▶ **YOUR INSTRUCTIONS**:
Start at the line that contains "Give me the", stop at the line that contains "Chart.register(...registerables);", and repeat every line in that span, those two included, with no pictures.

#### SOURCE DATA

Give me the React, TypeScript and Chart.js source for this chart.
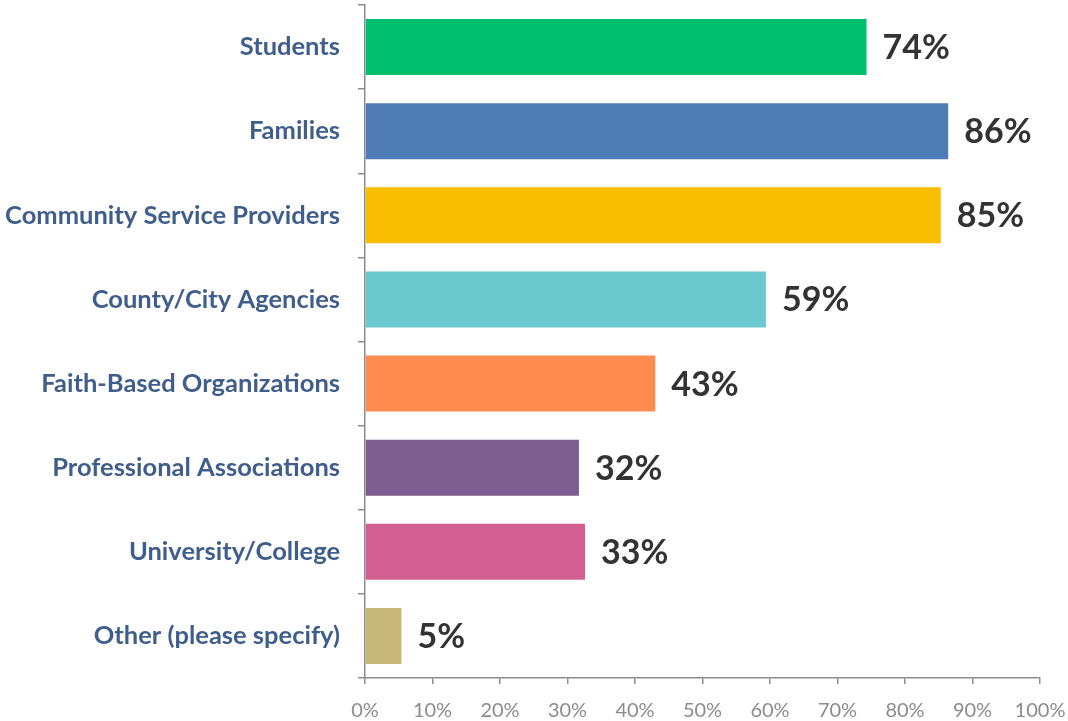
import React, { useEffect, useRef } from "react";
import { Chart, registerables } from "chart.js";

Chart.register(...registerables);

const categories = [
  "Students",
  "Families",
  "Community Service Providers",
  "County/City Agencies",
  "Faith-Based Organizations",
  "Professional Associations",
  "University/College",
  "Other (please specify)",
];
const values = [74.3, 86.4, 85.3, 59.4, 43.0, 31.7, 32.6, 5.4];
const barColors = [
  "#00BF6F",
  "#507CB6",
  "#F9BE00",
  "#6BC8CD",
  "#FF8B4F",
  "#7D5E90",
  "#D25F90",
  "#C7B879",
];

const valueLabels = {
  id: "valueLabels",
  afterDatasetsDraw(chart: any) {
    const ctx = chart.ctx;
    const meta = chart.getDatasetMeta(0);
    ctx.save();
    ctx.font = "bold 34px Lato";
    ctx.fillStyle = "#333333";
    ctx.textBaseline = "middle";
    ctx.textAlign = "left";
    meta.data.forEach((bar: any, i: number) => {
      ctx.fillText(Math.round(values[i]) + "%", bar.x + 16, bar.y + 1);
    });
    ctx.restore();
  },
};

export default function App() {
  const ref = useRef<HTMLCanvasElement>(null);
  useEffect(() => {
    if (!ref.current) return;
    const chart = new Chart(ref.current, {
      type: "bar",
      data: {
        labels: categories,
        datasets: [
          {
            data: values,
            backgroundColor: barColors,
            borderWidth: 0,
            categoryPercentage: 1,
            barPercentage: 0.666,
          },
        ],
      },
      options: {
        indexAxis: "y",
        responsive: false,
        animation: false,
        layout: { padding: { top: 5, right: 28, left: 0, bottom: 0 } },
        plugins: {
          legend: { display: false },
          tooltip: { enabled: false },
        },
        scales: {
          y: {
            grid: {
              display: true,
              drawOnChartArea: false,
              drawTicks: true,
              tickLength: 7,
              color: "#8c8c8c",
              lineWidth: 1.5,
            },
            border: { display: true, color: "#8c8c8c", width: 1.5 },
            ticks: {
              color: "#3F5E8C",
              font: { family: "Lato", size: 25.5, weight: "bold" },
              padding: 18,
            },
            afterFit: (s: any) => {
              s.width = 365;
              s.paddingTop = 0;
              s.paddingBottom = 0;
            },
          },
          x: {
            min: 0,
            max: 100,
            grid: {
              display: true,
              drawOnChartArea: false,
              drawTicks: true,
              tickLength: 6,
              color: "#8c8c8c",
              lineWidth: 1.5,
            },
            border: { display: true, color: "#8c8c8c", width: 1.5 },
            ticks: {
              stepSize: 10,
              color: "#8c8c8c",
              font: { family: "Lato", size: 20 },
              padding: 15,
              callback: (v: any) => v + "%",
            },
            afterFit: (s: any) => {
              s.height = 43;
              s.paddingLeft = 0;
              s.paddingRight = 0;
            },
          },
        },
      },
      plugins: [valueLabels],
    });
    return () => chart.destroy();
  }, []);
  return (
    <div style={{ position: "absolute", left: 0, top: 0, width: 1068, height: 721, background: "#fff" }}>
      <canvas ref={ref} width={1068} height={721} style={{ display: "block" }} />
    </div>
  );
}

########
#### SOURCE DATA

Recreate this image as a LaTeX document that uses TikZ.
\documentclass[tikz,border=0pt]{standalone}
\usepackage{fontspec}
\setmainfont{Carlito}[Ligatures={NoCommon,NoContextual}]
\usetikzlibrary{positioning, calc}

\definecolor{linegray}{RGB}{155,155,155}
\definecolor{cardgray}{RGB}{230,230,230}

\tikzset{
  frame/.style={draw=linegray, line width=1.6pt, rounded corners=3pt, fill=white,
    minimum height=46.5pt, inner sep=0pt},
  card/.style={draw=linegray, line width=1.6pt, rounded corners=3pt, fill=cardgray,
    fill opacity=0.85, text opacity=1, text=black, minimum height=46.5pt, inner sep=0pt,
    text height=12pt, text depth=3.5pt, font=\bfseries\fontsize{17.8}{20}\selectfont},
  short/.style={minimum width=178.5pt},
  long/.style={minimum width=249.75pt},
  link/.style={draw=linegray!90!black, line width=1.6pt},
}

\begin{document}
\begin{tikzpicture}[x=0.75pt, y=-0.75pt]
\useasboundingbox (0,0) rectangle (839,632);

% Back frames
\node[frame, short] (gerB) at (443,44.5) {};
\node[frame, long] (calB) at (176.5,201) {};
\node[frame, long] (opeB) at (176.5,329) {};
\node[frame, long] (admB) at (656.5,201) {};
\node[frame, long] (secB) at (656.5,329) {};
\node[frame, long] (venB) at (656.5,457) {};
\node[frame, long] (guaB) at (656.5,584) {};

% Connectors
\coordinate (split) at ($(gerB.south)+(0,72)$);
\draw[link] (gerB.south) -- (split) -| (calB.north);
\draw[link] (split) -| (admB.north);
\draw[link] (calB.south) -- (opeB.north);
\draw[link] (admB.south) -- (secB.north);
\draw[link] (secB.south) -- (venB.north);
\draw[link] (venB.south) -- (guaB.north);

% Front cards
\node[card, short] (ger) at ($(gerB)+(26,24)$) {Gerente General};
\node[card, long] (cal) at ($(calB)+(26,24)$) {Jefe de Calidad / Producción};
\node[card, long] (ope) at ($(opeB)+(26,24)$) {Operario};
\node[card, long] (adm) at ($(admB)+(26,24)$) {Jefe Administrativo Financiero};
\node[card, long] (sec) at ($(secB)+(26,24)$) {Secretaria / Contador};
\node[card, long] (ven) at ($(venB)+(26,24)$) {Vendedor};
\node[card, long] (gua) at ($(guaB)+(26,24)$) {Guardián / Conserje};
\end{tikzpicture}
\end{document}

########

▶ **TASK SOLUTION**:
Give me the React, TypeScript and Chart.js source for this chart.
import React, { useEffect, useRef } from "react";
import { Chart, registerables } from "chart.js";

Chart.register(...registerables);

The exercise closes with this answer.